Pick out the lines below that include the string "this".

— Input rows —
○ ○ ○
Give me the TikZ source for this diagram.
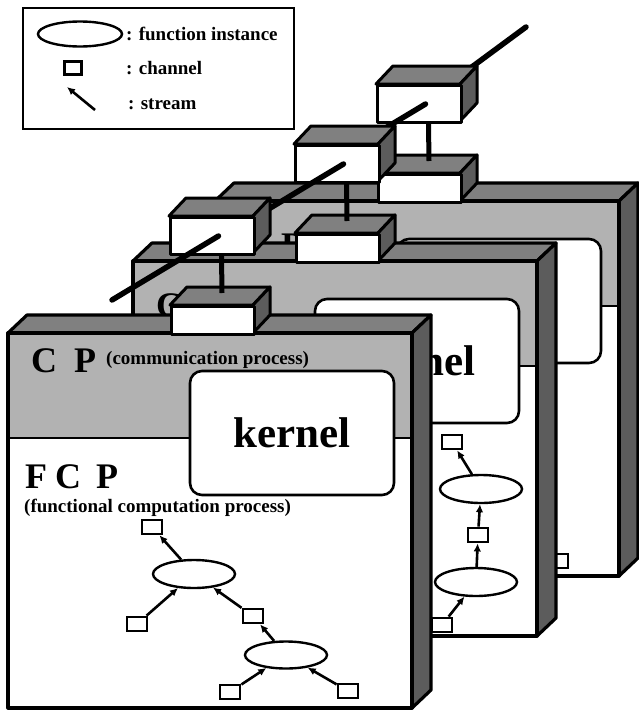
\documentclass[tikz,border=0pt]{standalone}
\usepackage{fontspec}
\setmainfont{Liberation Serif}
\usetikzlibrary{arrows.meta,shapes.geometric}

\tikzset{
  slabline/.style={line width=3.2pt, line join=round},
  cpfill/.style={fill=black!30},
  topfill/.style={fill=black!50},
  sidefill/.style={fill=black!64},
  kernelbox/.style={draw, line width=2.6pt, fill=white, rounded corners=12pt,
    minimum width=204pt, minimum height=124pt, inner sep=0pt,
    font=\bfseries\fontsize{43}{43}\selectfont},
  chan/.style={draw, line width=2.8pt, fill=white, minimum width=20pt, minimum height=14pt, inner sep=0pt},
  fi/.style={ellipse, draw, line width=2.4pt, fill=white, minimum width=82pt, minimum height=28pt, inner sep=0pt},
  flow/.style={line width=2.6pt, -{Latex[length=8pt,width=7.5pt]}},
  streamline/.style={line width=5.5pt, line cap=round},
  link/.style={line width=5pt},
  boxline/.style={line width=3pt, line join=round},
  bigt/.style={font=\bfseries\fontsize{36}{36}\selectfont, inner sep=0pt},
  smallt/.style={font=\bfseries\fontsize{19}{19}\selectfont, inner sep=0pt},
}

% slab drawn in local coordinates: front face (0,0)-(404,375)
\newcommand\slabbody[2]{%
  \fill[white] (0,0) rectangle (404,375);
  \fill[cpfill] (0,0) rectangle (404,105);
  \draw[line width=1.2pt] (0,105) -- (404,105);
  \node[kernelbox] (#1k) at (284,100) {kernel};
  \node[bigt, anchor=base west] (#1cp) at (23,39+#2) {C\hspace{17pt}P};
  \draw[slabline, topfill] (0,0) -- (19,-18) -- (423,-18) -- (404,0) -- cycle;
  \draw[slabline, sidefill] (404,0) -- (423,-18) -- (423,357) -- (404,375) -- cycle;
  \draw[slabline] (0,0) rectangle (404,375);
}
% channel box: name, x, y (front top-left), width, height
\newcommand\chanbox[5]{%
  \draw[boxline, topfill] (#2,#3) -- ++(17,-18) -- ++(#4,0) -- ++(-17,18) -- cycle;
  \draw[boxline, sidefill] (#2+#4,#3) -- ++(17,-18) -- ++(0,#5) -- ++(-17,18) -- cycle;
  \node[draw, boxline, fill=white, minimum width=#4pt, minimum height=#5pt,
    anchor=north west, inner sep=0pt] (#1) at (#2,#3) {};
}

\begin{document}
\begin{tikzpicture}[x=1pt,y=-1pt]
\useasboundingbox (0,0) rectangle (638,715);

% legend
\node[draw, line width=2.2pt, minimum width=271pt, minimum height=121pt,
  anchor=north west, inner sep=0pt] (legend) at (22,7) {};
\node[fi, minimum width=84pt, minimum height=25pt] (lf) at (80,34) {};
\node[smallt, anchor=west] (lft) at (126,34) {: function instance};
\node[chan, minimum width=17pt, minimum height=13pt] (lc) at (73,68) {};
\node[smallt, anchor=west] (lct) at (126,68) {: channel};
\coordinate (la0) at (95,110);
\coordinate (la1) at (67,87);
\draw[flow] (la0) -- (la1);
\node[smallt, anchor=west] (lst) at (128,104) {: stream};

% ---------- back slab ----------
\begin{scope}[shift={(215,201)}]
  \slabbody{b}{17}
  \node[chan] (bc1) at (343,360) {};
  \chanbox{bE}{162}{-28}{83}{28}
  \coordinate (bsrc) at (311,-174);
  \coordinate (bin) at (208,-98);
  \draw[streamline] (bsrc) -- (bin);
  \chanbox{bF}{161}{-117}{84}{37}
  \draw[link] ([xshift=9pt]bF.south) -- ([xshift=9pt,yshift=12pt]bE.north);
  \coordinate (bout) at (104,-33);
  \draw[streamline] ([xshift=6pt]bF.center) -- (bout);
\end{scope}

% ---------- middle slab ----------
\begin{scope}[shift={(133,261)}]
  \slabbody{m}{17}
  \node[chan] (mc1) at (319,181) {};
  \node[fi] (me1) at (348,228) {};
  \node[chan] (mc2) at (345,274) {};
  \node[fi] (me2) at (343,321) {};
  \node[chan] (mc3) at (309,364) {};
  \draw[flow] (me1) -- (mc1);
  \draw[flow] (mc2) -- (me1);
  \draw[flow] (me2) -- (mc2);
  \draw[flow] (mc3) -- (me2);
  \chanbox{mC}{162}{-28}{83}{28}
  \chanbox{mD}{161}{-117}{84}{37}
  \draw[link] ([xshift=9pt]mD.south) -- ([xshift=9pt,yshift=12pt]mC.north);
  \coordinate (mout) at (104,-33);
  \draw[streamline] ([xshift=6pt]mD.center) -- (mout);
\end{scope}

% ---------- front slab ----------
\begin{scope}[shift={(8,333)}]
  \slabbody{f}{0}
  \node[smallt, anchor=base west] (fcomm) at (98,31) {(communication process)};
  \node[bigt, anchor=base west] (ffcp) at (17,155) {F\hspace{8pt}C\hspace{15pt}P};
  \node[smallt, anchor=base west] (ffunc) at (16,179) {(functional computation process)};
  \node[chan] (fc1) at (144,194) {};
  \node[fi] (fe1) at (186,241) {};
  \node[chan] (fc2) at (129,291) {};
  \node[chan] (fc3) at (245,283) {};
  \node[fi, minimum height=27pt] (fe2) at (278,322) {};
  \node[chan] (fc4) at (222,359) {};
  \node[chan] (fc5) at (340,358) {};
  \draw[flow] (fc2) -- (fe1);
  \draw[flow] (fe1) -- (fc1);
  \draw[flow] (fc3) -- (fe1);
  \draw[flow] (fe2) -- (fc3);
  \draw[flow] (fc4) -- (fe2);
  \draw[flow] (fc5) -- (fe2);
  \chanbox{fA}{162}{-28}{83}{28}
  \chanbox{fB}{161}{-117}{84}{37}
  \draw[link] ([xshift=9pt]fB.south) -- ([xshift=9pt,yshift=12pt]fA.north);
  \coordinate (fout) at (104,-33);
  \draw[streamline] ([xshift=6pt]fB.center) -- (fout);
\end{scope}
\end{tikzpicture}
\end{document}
○ ○ ○
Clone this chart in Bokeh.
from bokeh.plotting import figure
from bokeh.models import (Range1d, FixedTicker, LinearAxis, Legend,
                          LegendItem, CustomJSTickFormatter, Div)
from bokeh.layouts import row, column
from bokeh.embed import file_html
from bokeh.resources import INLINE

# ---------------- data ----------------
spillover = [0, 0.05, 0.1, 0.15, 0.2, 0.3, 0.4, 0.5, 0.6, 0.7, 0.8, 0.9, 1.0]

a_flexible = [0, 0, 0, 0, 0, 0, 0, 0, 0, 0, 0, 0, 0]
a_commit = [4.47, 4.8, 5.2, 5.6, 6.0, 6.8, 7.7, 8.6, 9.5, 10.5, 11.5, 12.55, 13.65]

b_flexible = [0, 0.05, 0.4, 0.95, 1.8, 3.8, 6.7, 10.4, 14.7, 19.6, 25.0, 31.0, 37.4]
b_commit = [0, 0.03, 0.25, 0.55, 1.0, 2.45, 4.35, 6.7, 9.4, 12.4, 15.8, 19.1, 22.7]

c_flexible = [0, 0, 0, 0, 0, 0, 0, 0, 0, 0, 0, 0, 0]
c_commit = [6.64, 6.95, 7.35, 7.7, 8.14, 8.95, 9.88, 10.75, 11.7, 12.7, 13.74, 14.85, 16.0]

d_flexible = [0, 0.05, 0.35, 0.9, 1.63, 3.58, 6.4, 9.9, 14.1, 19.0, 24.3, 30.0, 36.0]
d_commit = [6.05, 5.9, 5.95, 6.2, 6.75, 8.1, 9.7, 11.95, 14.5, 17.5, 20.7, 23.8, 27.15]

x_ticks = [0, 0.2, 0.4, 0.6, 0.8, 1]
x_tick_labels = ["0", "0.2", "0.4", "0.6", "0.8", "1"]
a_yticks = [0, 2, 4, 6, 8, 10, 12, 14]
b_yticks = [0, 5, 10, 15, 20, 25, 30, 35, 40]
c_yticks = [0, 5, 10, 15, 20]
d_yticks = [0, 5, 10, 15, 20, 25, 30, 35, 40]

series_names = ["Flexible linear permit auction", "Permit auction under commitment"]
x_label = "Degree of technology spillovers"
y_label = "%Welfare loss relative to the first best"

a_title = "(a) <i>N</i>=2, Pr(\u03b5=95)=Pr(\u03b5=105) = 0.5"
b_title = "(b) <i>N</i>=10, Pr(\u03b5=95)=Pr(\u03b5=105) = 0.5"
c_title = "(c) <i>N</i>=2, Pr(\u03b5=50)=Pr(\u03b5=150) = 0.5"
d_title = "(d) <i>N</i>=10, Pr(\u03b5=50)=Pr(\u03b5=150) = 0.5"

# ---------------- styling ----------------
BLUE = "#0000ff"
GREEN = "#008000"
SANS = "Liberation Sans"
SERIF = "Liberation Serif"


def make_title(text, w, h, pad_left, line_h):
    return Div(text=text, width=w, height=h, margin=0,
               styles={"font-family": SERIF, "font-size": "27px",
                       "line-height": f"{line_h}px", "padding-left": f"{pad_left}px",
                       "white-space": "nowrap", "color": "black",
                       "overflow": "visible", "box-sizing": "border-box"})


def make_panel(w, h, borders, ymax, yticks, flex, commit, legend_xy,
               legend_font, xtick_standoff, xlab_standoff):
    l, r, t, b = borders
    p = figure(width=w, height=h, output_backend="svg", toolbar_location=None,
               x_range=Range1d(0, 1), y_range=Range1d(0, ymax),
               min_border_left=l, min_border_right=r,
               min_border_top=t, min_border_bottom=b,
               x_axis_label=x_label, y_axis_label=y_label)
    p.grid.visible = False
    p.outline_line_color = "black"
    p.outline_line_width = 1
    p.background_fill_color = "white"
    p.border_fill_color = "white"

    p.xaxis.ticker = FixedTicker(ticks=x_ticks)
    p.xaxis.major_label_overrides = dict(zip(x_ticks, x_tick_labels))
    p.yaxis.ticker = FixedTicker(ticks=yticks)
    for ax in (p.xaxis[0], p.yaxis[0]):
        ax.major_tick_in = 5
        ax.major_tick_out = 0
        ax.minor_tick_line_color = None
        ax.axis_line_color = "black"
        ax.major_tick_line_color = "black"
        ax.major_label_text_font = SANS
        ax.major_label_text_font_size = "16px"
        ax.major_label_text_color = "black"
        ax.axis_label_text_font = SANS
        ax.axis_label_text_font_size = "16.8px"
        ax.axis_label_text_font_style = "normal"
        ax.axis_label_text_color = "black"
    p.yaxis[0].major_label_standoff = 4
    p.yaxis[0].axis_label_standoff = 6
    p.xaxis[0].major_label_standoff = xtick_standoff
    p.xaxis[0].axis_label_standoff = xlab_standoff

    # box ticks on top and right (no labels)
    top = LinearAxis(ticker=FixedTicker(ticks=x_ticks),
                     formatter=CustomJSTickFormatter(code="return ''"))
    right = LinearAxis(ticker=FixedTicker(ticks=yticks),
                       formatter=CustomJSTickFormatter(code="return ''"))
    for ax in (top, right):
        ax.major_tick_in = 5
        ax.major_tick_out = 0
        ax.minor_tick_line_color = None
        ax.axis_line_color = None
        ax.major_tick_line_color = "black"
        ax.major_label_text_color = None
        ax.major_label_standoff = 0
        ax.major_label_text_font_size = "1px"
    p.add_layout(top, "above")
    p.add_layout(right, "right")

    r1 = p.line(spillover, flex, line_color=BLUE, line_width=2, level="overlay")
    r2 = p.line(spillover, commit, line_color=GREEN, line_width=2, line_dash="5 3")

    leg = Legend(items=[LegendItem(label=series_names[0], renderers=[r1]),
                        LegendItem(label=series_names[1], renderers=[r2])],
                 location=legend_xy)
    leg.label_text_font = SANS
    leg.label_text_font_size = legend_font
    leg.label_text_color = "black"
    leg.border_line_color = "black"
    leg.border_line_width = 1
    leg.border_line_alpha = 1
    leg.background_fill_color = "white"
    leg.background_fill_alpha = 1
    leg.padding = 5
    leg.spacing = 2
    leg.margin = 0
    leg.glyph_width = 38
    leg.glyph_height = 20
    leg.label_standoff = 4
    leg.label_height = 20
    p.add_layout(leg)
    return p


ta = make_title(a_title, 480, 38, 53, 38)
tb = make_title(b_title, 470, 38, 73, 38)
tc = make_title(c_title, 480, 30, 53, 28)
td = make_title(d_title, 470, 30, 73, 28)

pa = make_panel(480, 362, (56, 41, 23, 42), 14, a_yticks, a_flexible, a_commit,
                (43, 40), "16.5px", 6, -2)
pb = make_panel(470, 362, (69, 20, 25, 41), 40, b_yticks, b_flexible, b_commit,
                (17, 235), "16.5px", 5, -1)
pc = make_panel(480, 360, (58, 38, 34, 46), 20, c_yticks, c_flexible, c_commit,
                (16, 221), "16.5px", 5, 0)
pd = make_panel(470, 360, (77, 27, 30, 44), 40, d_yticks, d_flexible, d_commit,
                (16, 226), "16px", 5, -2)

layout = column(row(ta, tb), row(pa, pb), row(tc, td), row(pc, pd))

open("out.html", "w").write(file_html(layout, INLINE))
○ ○ ○
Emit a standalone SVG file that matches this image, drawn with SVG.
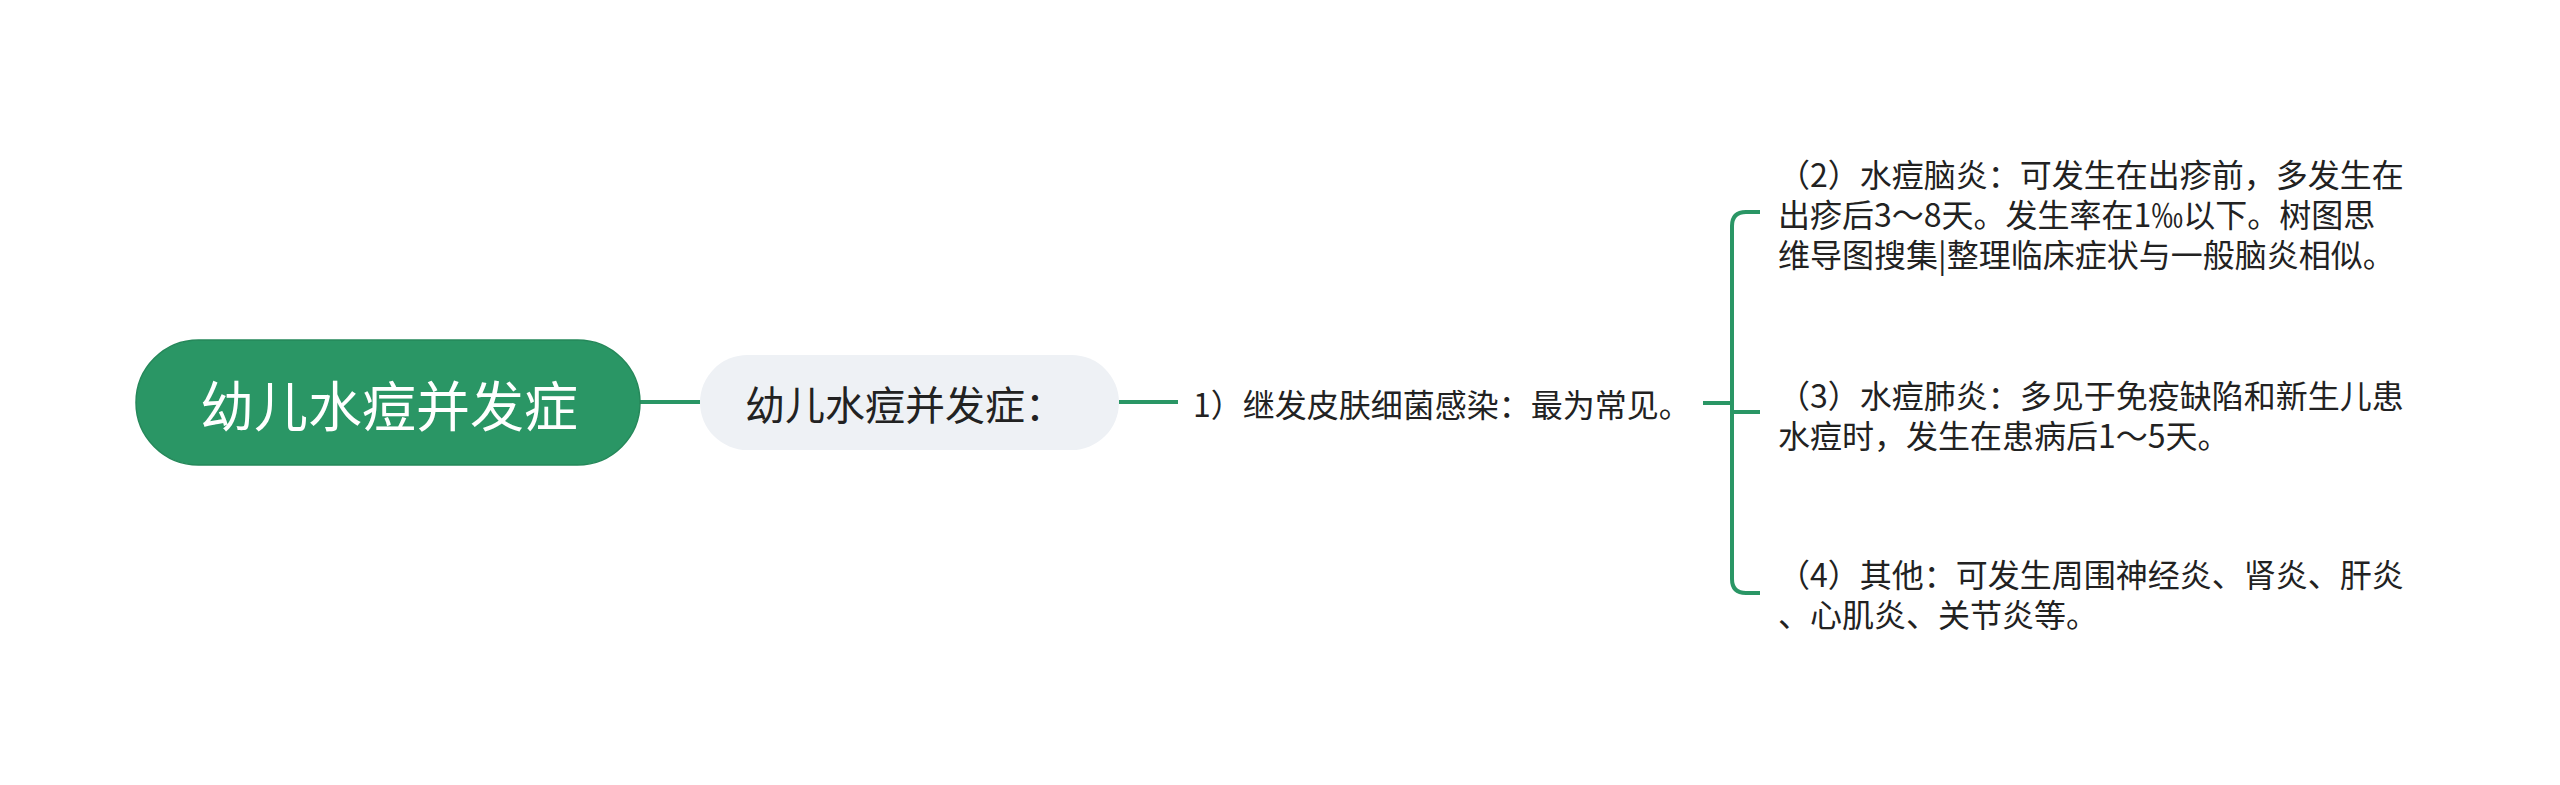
○ ○ ○
— Response below —
Give me the TikZ source for this diagram.
Clone this chart in Bokeh.
Emit a standalone SVG file that matches this image, drawn with SVG.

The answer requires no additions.